Diffuse interstellar bands (DIBs) hold a lot of information about the state and the structure of the ISM. Structure can most directly be observed by extensive spectroscopic surveys, including surveys of stars where DIBs are especially important, as they are conveniently found in all observed bands. Large surveys lack the quality of spectra to detect weak DIBs, so many spectra from small regions on the sky have to be combined before a sufficient signal-to-noise ratio (SNR) is achieved. However, the clumpiness of the DIB clouds is unknown, which poses a problem, as the measured properties can end up being averaged over a too large area. We use a technique called Gaussian processes to accurately measure profiles of interstellar absorption lines in 145 high SNR and high resolution spectra of hot stars.

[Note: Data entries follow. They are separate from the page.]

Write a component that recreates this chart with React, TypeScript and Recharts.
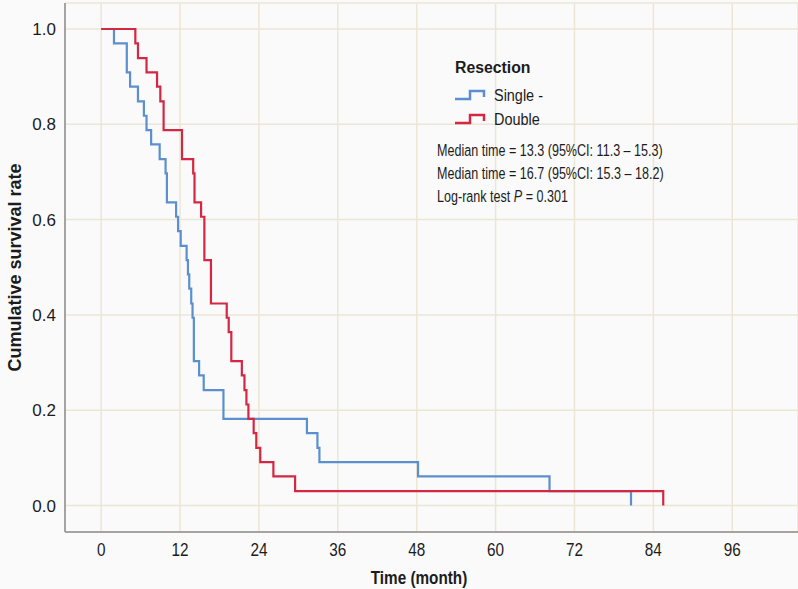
import React from 'react';
import { LineChart, Line, XAxis, YAxis, CartesianGrid, Customized } from 'recharts';

const FONT = '"Liberation Sans", Arial, Helvetica, sans-serif';

const xTicks = [0, 12, 24, 36, 48, 60, 72, 84, 96];
const yTicks = [0, 0.2, 0.4, 0.6, 0.8, 1.0];

const seriesNames = ['Single -', 'Double'];
const seriesColors = ['#5b8fcf', '#d42743'];

// Single resection (Kaplan-Meier steps)
const singleTime = [0, 1.95, 3.9, 4.4, 5.6, 6.5, 6.9, 7.6, 8.9, 9.8, 10.0, 11.4, 11.7, 12.1, 13.0, 13.2, 13.4, 13.7, 13.9, 14.1, 14.9, 15.6, 18.6, 31.3, 32.9, 33.2, 48.2, 68.2, 80.6];
const singleSurv = [1.0, 0.970, 0.909, 0.879, 0.848, 0.818, 0.788, 0.758, 0.727, 0.697, 0.636, 0.606, 0.576, 0.545, 0.515, 0.485, 0.455, 0.424, 0.394, 0.303, 0.273, 0.242, 0.182, 0.152, 0.121, 0.091, 0.061, 0.030, 0.0];

// Double resection
const doubleTime = [0, 5.2, 5.6, 6.9, 8.5, 9.0, 9.5, 12.3, 14.0, 14.2, 15.2, 15.7, 16.7, 19.1, 19.4, 19.8, 21.4, 21.8, 22.1, 22.4, 23.2, 23.6, 24.2, 26.2, 29.5, 85.5];
const doubleSurv = [1.0, 0.970, 0.939, 0.909, 0.879, 0.848, 0.788, 0.727, 0.697, 0.636, 0.606, 0.515, 0.424, 0.394, 0.364, 0.303, 0.273, 0.242, 0.212, 0.182, 0.152, 0.121, 0.091, 0.061, 0.030, 0.0];

const legendTitle = 'Resection';
const statLines = [
  'Median time = 13.3 (95%CI: 11.3 \u2013 15.3)',
  'Median time = 16.7 (95%CI: 15.3 \u2013 18.2)',
];
const logRankPrefix = 'Log-rank test ';
const logRankP = 'P';
const logRankValue = ' = 0.301';

const xTitle = 'Time (month)';
const yTitle = 'Cumulative survival rate';

const singleData = singleTime.map((t, i) => ({ t, s: singleSurv[i] }));
const doubleData = doubleTime.map((t, i) => ({ t, s: doubleSurv[i] }));

const TEXT_COLOR = '#1c1c1c';

const XTick = (props: any) => {
  const { x, y, payload } = props;
  return (
    <g transform={`translate(${x},${y})`}>
      <text
        transform="scale(0.85,1)"
        textAnchor="middle"
        dy="0.71em"
        fontSize={18}
        fontFamily={FONT}
        fill={TEXT_COLOR}
      >
        {payload.value}
      </text>
    </g>
  );
};

const YTick = (props: any) => {
  const { x, y, payload } = props;
  return (
    <text
      x={x}
      y={y}
      textAnchor="end"
      dy="0.355em"
      fontSize={17}
      fontFamily={FONT}
      fill={TEXT_COLOR}
    >
      {Number(payload.value).toFixed(1)}
    </text>
  );
};

const Squeezed = ({ x, y, children, size, weight, anchor, squeeze }: any) => (
  <g transform={`translate(${x},${y})`}>
    <text
      transform={`scale(${squeeze},1)`}
      fontSize={size}
      fontWeight={weight || 'normal'}
      fontFamily={FONT}
      fill={TEXT_COLOR}
      textAnchor={anchor || 'start'}
    >
      {children}
    </text>
  </g>
);

const Overlay = () => {
  const iconPath = (y: number) => `M455 ${y + 4} H470 V${y - 4} H484 V${y + 2}`;
  return (
    <g>
      {/* axis titles */}
      <Squeezed x={419} y={584} size={18} weight="bold" anchor="middle" squeeze={0.85}>{xTitle}</Squeezed>
      <text
        transform="translate(21,267.5) rotate(-90)"
        textAnchor="middle"
        fontSize={18}
        fontWeight="bold"
        fontFamily={FONT}
        fill={TEXT_COLOR}
      >
        {yTitle}
      </text>

      {/* legend */}
      <Squeezed x={455} y={73} size={17} weight="bold" squeeze={0.93}>{legendTitle}</Squeezed>
      {seriesNames.map((name, i) => {
        const cy = 95 + i * 24;
        return (
          <g key={name}>
            <path d={iconPath(cy)} fill="none" stroke={seriesColors[i]} strokeWidth={2.5} />
            <Squeezed x={494} y={cy + 6} size={17} squeeze={0.85}>{name}</Squeezed>
          </g>
        );
      })}

      {/* statistics */}
      {statLines.map((line, i) => (
        <Squeezed key={line} x={437} y={156 + i * 23} size={17} squeeze={0.74}>{line}</Squeezed>
      ))}
      <g transform={`translate(437,${156 + 2 * 23})`}>
        <text transform="scale(0.74,1)" fontSize={17} fontFamily={FONT} fill={TEXT_COLOR}>
          {logRankPrefix}
          <tspan fontStyle="italic">{logRankP}</tspan>
          {logRankValue}
        </text>
      </g>
    </g>
  );
};

export default function App() {
  return (
    <div style={{ position: 'absolute', left: 0, top: 0, width: 798, height: 589, background: '#fafafa' }}>
      <LineChart
        width={798}
        height={589}
        margin={{ top: 3, right: 0, bottom: 0, left: 0 }}
        style={{ background: '#fafafa' }}
      >
        <CartesianGrid stroke="#ece6d4" strokeWidth={1.5} />
        <XAxis
          type="number"
          dataKey="t"
          domain={[-5.5, 106]}
          ticks={xTicks}
          allowDataOverflow
          height={57}
          tickLine={false}
          tickSize={0}
          tickMargin={11}
          tick={XTick}
          axisLine={{ stroke: '#8c8c8c', strokeWidth: 1.5 }}
        />
        <YAxis
          type="number"
          dataKey="s"
          domain={[-0.0556, 1.0546]}
          ticks={yTicks}
          allowDataOverflow
          width={65}
          tickLine={false}
          tickSize={0}
          tickMargin={9}
          tick={YTick}
          axisLine={{ stroke: '#8c8c8c', strokeWidth: 1.5 }}
        />
        <Line
          data={singleData}
          dataKey="s"
          name={seriesNames[0]}
          type="stepAfter"
          stroke={seriesColors[0]}
          strokeWidth={2.2}
          dot={false}
          activeDot={false}
          isAnimationActive={false}
        />
        <Line
          data={doubleData}
          dataKey="s"
          name={seriesNames[1]}
          type="stepAfter"
          stroke={seriesColors[1]}
          strokeWidth={2.2}
          dot={false}
          activeDot={false}
          isAnimationActive={false}
        />
        <Customized component={Overlay} />
      </LineChart>
    </div>
  );
}
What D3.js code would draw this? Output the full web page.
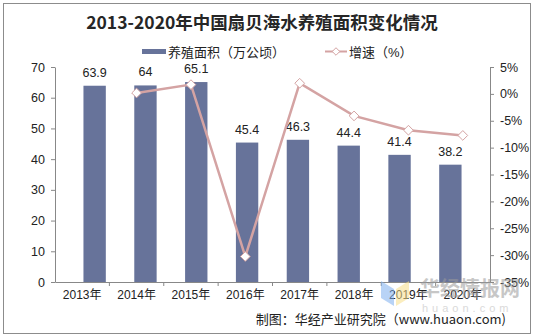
<!DOCTYPE html>
<html>
<head>
<meta charset="utf-8">
<script src="https://cdn.jsdelivr.net/npm/d3@7"></script>
<style>
  body { margin: 0; background: #fff; }
  svg text { font-family: "Liberation Sans", Arial, "Noto Sans CJK SC", sans-serif; }
</style>
</head>
<body>
<div id="chart"></div>
<script>
const years = ["2013年", "2014年", "2015年", "2016年", "2017年", "2018年", "2019年", "2020年"];
const area = [63.9, 64, 65.1, 45.4, 46.3, 44.4, 41.4, 38.2];
const growthYears = ["2014年", "2015年", "2016年", "2017年", "2018年", "2019年", "2020年"];
const growth = [0.16, 1.72, -30.26, 1.98, -4.10, -6.76, -7.73];
const leftTicks = [0, 10, 20, 30, 40, 50, 60, 70];
const rightTicks = [5, 0, -5, -10, -15, -20, -25, -30, -35];

const W = 534, H = 336;
const MARGIN = { TOP: 67, BOTTOM: 54, LEFT: 55, RIGHT: 44 };
const BAR_COLOR = "#67739a";
const LINE_COLOR = "#d4a3a3";
const CJK = '"Noto Sans CJK SC", sans-serif';

const svg = d3.select("#chart").append("svg")
    .attr("width", W)
    .attr("height", H);

// outer frame
svg.append("rect")
    .attr("x", 3.5).attr("y", 3.5)
    .attr("width", W - 7).attr("height", H - 6)
    .attr("fill", "none").attr("stroke", "#8c8c8c");

svg.append("text")
    .attr("x", 262).attr("y", 29)
    .attr("text-anchor", "middle")
    .style("font-family", CJK)
    .style("font-size", "17.5px")
    .style("font-weight", "bold")
    .attr("fill", "#262626")
    .text("2013-2020年中国扇贝海水养殖面积变化情况");

// legend
const leg = svg.append("g").style("font-family", CJK).style("font-size", "13px").attr("fill", "#222");
leg.append("rect").attr("x", 142).attr("y", 49).attr("width", 24).attr("height", 5).attr("fill", BAR_COLOR);
leg.append("text").attr("x", 168).attr("y", 57).text("养殖面积（万公顷）");
leg.append("line").attr("x1", 325).attr("x2", 347).attr("y1", 51.5).attr("y2", 51.5)
    .attr("stroke", LINE_COLOR).attr("stroke-width", 2);
leg.append("path").attr("d", d3.symbol(d3.symbolDiamond2, 36)())
    .attr("transform", "translate(336,51.5)")
    .attr("fill", "#fff").attr("stroke", LINE_COLOR).attr("stroke-width", 1);
leg.append("text").attr("x", 349).attr("y", 57).text("增速（%）");

const x0 = MARGIN.LEFT, x1 = W - MARGIN.RIGHT;
const y0 = H - MARGIN.BOTTOM, y1 = MARGIN.TOP;

const x = d3.scaleBand().domain(years).range([x0, x1]).padding(0.56);
const xb = d3.scaleBand().domain(years).range([x0, x1]);
const y = d3.scaleLinear().domain([0, 70]).range([y0, y1]);
const yr = d3.scaleLinear().domain([-35, 5]).range([y0, y1]);

// left axis
const gl = svg.append("g")
    .attr("transform", `translate(${x0},0)`)
    .call(d3.axisLeft(y).tickValues(leftTicks).tickSize(4).tickSizeOuter(0).tickPadding(6));
// right axis
const gr = svg.append("g")
    .attr("transform", `translate(${x1},0)`)
    .call(d3.axisRight(yr).tickValues(rightTicks).tickSize(4).tickSizeOuter(0).tickPadding(6)
        .tickFormat(d => d + "%"));
// bottom axis: ticks at band boundaries
const gb = svg.append("g")
    .attr("transform", `translate(0,${y0})`)
    .call(d3.axisBottom(xb).tickSize(0).tickPadding(8));
gb.selectAll(".bound").data(years.slice(1))
    .enter().append("line")
    .attr("x1", d => xb(d)).attr("x2", d => xb(d))
    .attr("y1", 0).attr("y2", 4)
    .attr("stroke", "#888");

[gl, gr, gb].forEach(g => {
    g.selectAll("path.domain").attr("stroke", "#888");
    g.selectAll(".tick line").attr("stroke", "#888");
    g.selectAll(".tick text")
        .style("font-family", '"Liberation Sans", Arial, "Noto Sans CJK SC", sans-serif')
        .style("font-size", "12.5px")
        .attr("fill", "#222");
});
gb.selectAll(".tick text").style("font-size", "12px");

// bars
svg.selectAll("rect.bar").data(years)
    .enter().append("rect")
    .attr("class", "bar")
    .attr("x", d => x(d))
    .attr("y", (d, i) => y(area[i]))
    .attr("width", x.bandwidth())
    .attr("height", (d, i) => y0 - y(area[i]))
    .attr("fill", BAR_COLOR);

svg.selectAll("text.lab").data(years)
    .enter().append("text")
    .attr("class", "lab")
    .attr("x", d => x(d) + x.bandwidth() / 2)
    .attr("y", (d, i) => y(area[i]) - 9)
    .attr("text-anchor", "middle")
    .style("font-size", "12.5px")
    .attr("fill", "#222")
    .text((d, i) => area[i]);

// growth line
const cx = d => xb(d) + xb.bandwidth() / 2;
const line = d3.line().x((d, i) => cx(growthYears[i])).y(d => yr(d));
svg.append("path")
    .datum(growth)
    .attr("d", line)
    .attr("fill", "none")
    .attr("stroke", LINE_COLOR)
    .attr("stroke-width", 2.5);
svg.selectAll("path.pt").data(growth)
    .enter().append("path")
    .attr("class", "pt")
    .attr("d", d3.symbol(d3.symbolDiamond2, 60)())
    .attr("transform", (d, i) => `translate(${cx(growthYears[i])},${yr(d)})`)
    .attr("fill", "#fff")
    .attr("stroke", LINE_COLOR)
    .attr("stroke-width", 1);

// watermark
const wm = svg.append("g").attr("opacity", 0.55);
wm.append("path").attr("d", "M381,281 L394,289 L394,306 L381,298 Z").attr("fill", "#7fb0f0");
wm.append("path").attr("d", "M396,289 L409,281 L409,298 L396,306 Z").attr("fill", "#f8e08a");
wm.append("text").attr("x", 420).attr("y", 296)
    .style("font-family", CJK).style("font-size", "20px").style("font-weight", "bold")
    .attr("fill", "#9a9a9a").text("华经情报网");
wm.append("text").attr("x", 422).attr("y", 312)
    .style("font-size", "11px").style("letter-spacing", "4px")
    .attr("fill", "#bbb").text("huaon.com");

svg.append("text")
    .attr("x", 506).attr("y", 324)
    .attr("text-anchor", "end")
    .style("font-family", CJK)
    .style("font-size", "13px")
    .attr("fill", "#222")
    .text("制图：华经产业研究院（www.huaon.com)");
</script>
</body>
</html>
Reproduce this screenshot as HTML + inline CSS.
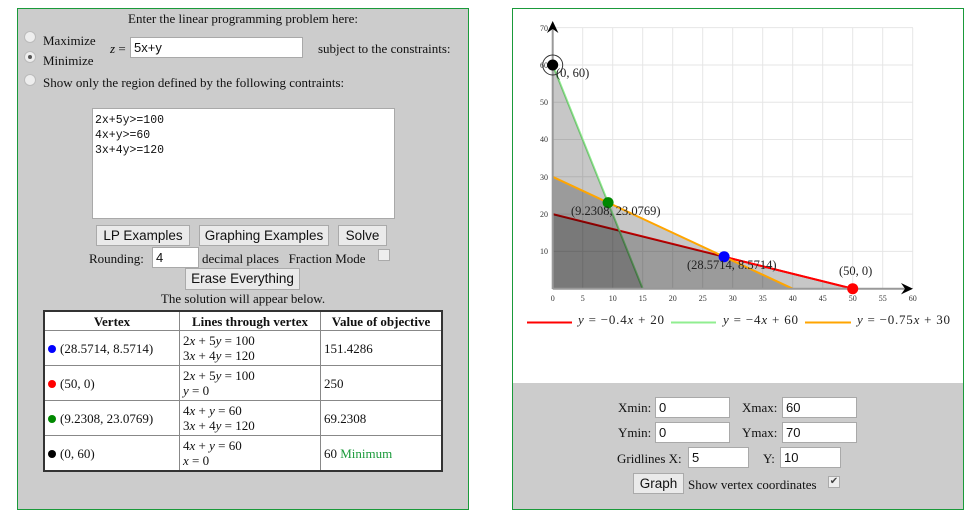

Together with Bayesian MCMC approach we also get reliable estimates of the uncertainties. We derive scales at which column densities of 18 DIBs, CH, CH$^+$, Ca I, and Ca II show some spatial correlation. This correlation scale is associated with the size of the ISM clouds. Scales expressed as the angle on the sky vary significantly from DIB to DIB between $\sim0.23^\circ$ for the DIB at 5512 {\AA} and 3.5$^\circ$ for the DIB at 6196 {\AA}, suggesting that different DIB carriers have different clumpiness but occupy the same general space. Our study includes lines-of-sight all over the northern Milky Way, as well as out of the Galactic plane, covering regions with different physical conditions. The derived correlation scales therefore represent a general image of the Galactic ISM on the scales of $\sim5$ pc to $100$ pc.